Brokedown Palace
- First edition cover
- Author: Steven Brust
- Cover artist: Alan Lee
- Language: English
- Genre: Fantasy
- Publisher: Ace Books
- Publication date: 1986
- Publication place: United States
- Media type: Print (Paperback)
- Pages: xiii + 270
- ISBN: 0-441-07181-3
- OCLC: 13067356
- Dewey Decimal: 813/.54 22
- LC Class: PS3552.R84 B76 2006

= Brokedown Palace (novel) =

1986 novel by Steven Brust

Brokedown Palace is a fantasy novel by American writer Steven Brust, the only stand-alone novel set in Dragaera. It was originally published as a paperback original by Ace Books in 1986 and reprinted several times over the next decade. A British edition appeared in 1991. Orb, an imprint of Tor Books, brought the novel back into print in trade paperback in 2006. It is also notable for being set in Fenario, the human-populated portion of that world. Brokedown Palace opens in a medieval setting where a young man lies with grave wounds beside a river. He is the victim of his brother, the king, who has a very evil temper. There are four brothers in total, and this book is mainly about their relationships and battles. The pace is kept off-kilter by brief chapters interjecting folklore or sidestepping to other seemingly unrelated stories. The story incorporates Hungarian folklore and is filled with metaphors; the castle, for instance, represents a body, as well as being a metaphor for the disintegration of the family and the kingdom.

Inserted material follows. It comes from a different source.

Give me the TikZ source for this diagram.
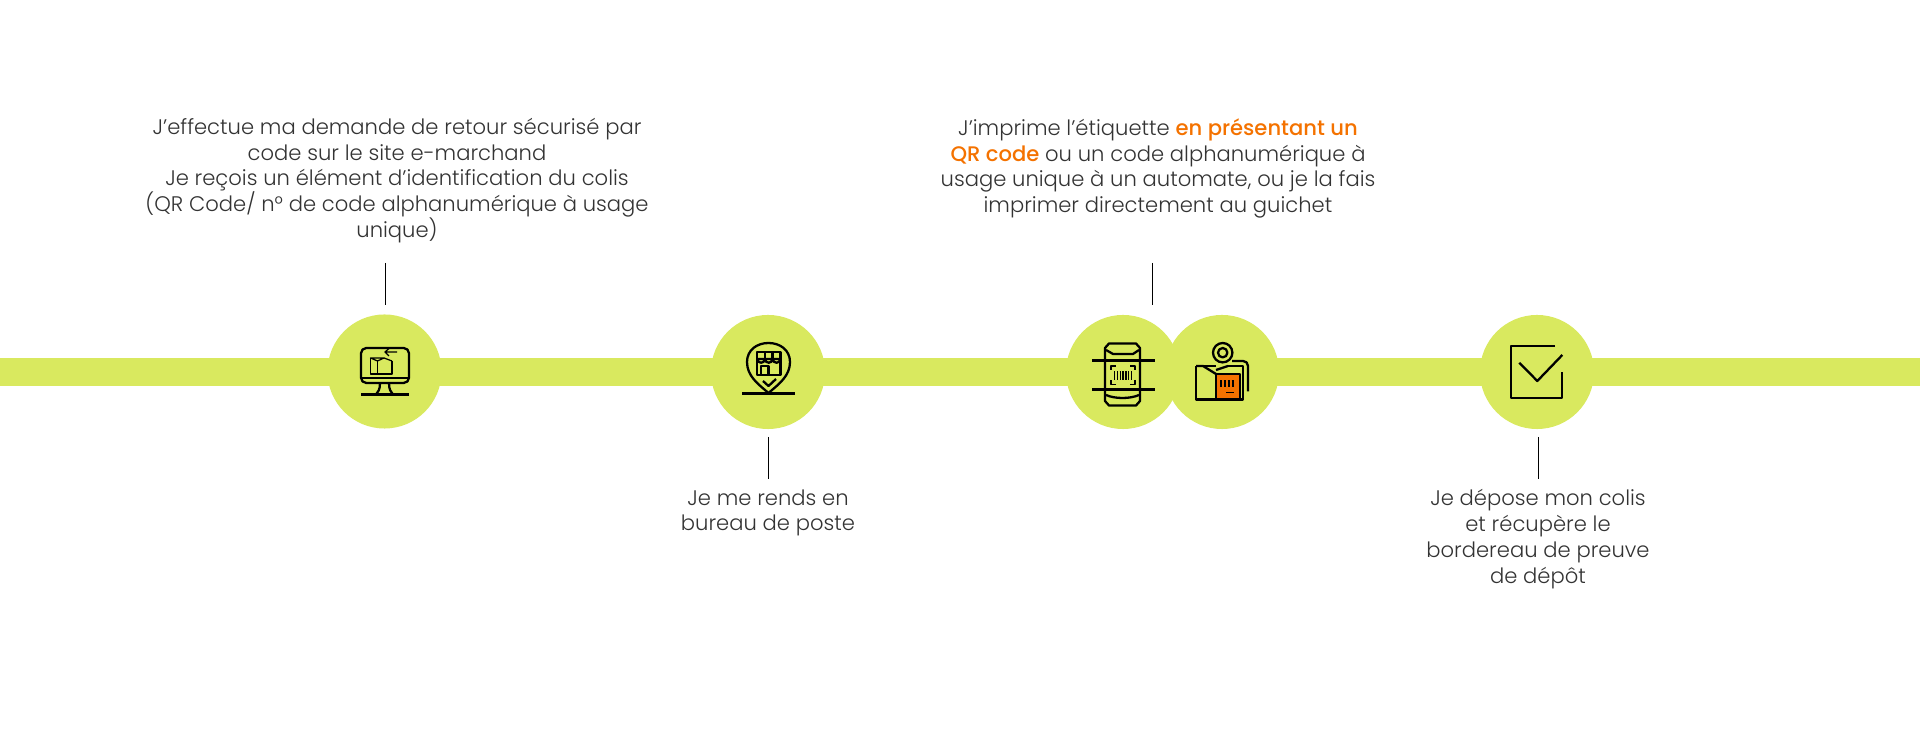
\documentclass[tikz,border=0pt]{standalone}
\usepackage{fontspec}
\setmainfont{Poppins}[UprightFont=* Light,BoldFont=* Medium]
\usepackage{tikz}
\definecolor{vert}{HTML}{D9E95F}
\definecolor{orange}{HTML}{F47200}
\definecolor{gris}{HTML}{333333}
\tikzset{
  x=0.01cm, y=-0.01cm,
  rond/.style={circle, fill=vert, inner sep=0pt, minimum size=1.14cm},
  barre/.style={vert, line width=0.27cm},
  trait/.style={black, line width=0.4pt},
  icone/.style={black, line width=0.65pt, line join=round},
  fin/.style={black, line width=0.35pt, line join=round},
  legende/.style={gris, align=center, inner sep=0pt, font=\fontsize{6pt}{7.34pt}\selectfont}
}

\begin{document}
\begin{tikzpicture}
\useasboundingbox (0,0) rectangle (1920,731);
% barre
\coordinate (gauche) at (0,372);
\coordinate (droite) at (1920,372);
\draw [barre] (gauche) -- (droite);
% ronds
\node [rond] (rond1) at (384.5,371.5) {};
\node [rond] (rond2) at (768,372) {};
\node [rond] (rond3) at (1123,372) {};
\node [rond] (rond4) at (1222,372) {};
\node [rond] (rond5) at (1537,372) {};
% textes
\node [legende] (texte1) at (397,180.5) {J'effectue ma demande de retour sécurisé par\\code sur le site e-marchand\\Je reçois un élément d'identification du colis\\(QR Code/ n° de code alphanumérique à usage\\unique)};
\node [legende] (texte2) at (768,513) {Je me rends en\\bureau de poste};
\node [legende] (texte3) at (1158,168.5) {J'imprime l'étiquette \textcolor{orange}{\bfseries en présentant un}\\\textcolor{orange}{\bfseries QR code} ou un code alphanumérique à\\usage unique à un automate, ou je la fais\\imprimer directement au guichet};
\node [legende] (texte4) at (1538,539) {Je dépose mon colis\\et récupère le\\bordereau de preuve\\de dépôt};
% traits
\coordinate (haut1) at (385.5,263);
\coordinate (bas1) at (385.5,305);
\coordinate (haut2) at (768.5,437);
\coordinate (bas2) at (768.5,479);
\coordinate (haut3) at (1152.5,263);
\coordinate (bas3) at (1152.5,305);
\coordinate (haut4) at (1538.5,437);
\coordinate (bas4) at (1538.5,479);
\draw [trait] (haut1) -- (bas1);
\draw [trait] (haut2) -- (bas2);
\draw [trait] (haut3) -- (bas3);
\draw [trait] (haut4) -- (bas4);
% ecran
\draw [icone, rounded corners=1.5pt] (361,348) rectangle (409,383);
\draw [icone] (361,378) -- (409,378);
\draw [icone] (361,394.5) -- (409,394.5);
\draw [icone] (380,383) .. controls (380,390) and (378,392) .. (376,394.5);
\draw [icone] (389,383) .. controls (389,390) and (391,392) .. (393,394.5);
\draw [fin] (370.5,358) -- (370.5,374) -- (392,374) -- (392,361);
\draw [fin] (370.5,358) -- (377.5,361) -- (384,358) -- cycle;
\draw [fin] (377.5,361) -- (377.5,374);
\draw [fin] (384,358) -- (392,361);
\draw [fin] (397,352) -- (385,352) (389,348.5) -- (385,352) -- (389,356);
% repere
\draw [icone] (768.5,393) .. controls (758,384) and (747,376) .. (747,362) .. controls (747,350) and (757,343) .. (768.5,343) .. controls (780,343) and (790,350) .. (790,362) .. controls (790,376) and (779,384) .. (768.5,393);
\draw [icone] (742,393.5) -- (794.5,393.5);
\draw [icone] (757,352) rectangle (780.5,375);
\draw [icone] (757,359) .. controls (758,364) and (764.5,364) .. (764.8,359) .. controls (765.5,364) and (772,364) .. (772.6,359) .. controls (773,364) and (780,364) .. (780.5,359) -- (757,359);
\draw [icone] (764.8,352) -- (764.8,359) (772.6,352) -- (772.6,359);
\draw [icone] (761,375) -- (761,366) -- (768.5,366) -- (768.5,375);
\draw [icone] (763,381) -- (768.5,386) -- (776,379);
% telephone
\draw [icone] (1109,343.5) -- (1136,343.5) -- (1140,348) -- (1140,401) -- (1136,405.5) -- (1109,405.5) -- (1105,401) -- (1105,348) -- cycle;
\draw [icone] (1106,350) -- (1113,354) -- (1133,354) -- (1139,350);
\draw [icone] (1106,395) .. controls (1115,399) and (1130,399) .. (1139,395);
\draw [icone] (1092,360.5) -- (1154.5,360.5);
\draw [icone] (1092,389.5) -- (1154.5,389.5);
\draw [fin] (1111,370) -- (1111,366) -- (1116,366) (1130,366) -- (1135,366) -- (1135,370) (1135,380) -- (1135,384.5) -- (1130,384.5) (1116,384.5) -- (1111,384.5) -- (1111,380);
\draw [black, line width=0.09cm, dash pattern=on 0.4pt off 0.4pt] (1114,375.5) -- (1132,375.5);
% colis
\draw [icone] (1222.7,352.7) circle (9.7);
\draw [icone] (1222.7,352.7) circle (4.7);
\draw [icone, fill=orange] (1216,374) rectangle (1240,399);
\draw [icone] (1196,366) -- (1196,399.5) -- (1243,399.5) -- (1243,366) -- (1228,366);
\draw [icone] (1196,366) -- (1203,366) -- (1216,374);
\draw [icone] (1216,374) -- (1216,399.5);
\draw [icone] (1216,370) -- (1228,366);
\draw [icone] (1203,366) -- (1216,366);
\draw [icone] (1232,361) -- (1243,361) .. controls (1246,361) and (1248,363) .. (1248,366) -- (1248,391.5);
\draw [black, line width=0.07cm, dash pattern=on 0.6pt off 0.5pt] (1220,383.7) -- (1234,383.7);
\draw [fin] (1226,392.5) -- (1234,392.5);
% case
\draw [icone] (1555,346) -- (1510.7,346) -- (1510.7,398.3) -- (1562.3,398.3) -- (1562.3,371.7);
\draw [icone] (1519.3,362.7) -- (1537.3,381) -- (1562.3,355);
\end{tikzpicture}
\end{document}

Brust has said that the story is inspired by the song "Brokedown Palace" by the band the Grateful Dead. This is acknowledged in the Orb edition, with the first names of the band members being listed on the dedication page, and the acknowledgments page including mention of the person who "started the whole thing by playing the song so beautifully; I fell in love with it even before I'd ever heard the boys do it".

==Major characters==
- Miklós, Prince of Fenario
- Laszlo, King of Fenario
- Andor, Prince of Fenario
- Vilmos, Prince of Fenario
- Sandor, a Wizard
- Brigitta, a girl of common yet uncommon birth
- Mariska, Countess of Mordfal
- Viktor, Captain of the King's Guards

==Plot summary==
The land of Fenario, on the borders of Faerie (read:Dragaera) is ruled by King Laszlo, oldest of four brothers. Prince Andor, second son, is an indulgent man, unable to discover his place. Prince Vilmos, third son, is a giant, such as are occasionally born into the line of Fenarr. The youngest, Prince Miklos, is at the center of the story. The family makes their home in a four-hundred-year-old palace, which is crumbling away under their feet.

The story concerns the destruction of their crumbling home, which serves as fulcrum around which many themes revolve. Desperation at things' ending, joy at new beginnings, and the way in which we choose to separate the two, are central themes of the novel.

==Devera==
The character of Devera is a nine-year-old girl with brown hair, who frequently inhabits Steven Brust's novels. In Brokedown Palace, she appears twice to Prince Miklos, both times to guide him in what must be done.

==Reception==
Orson Scott Card reviewed the novel favorably, praising "the flow of Brust's language" and concluding that Brokedown Palace is "Traditional, but never, not for a moment, ordinary."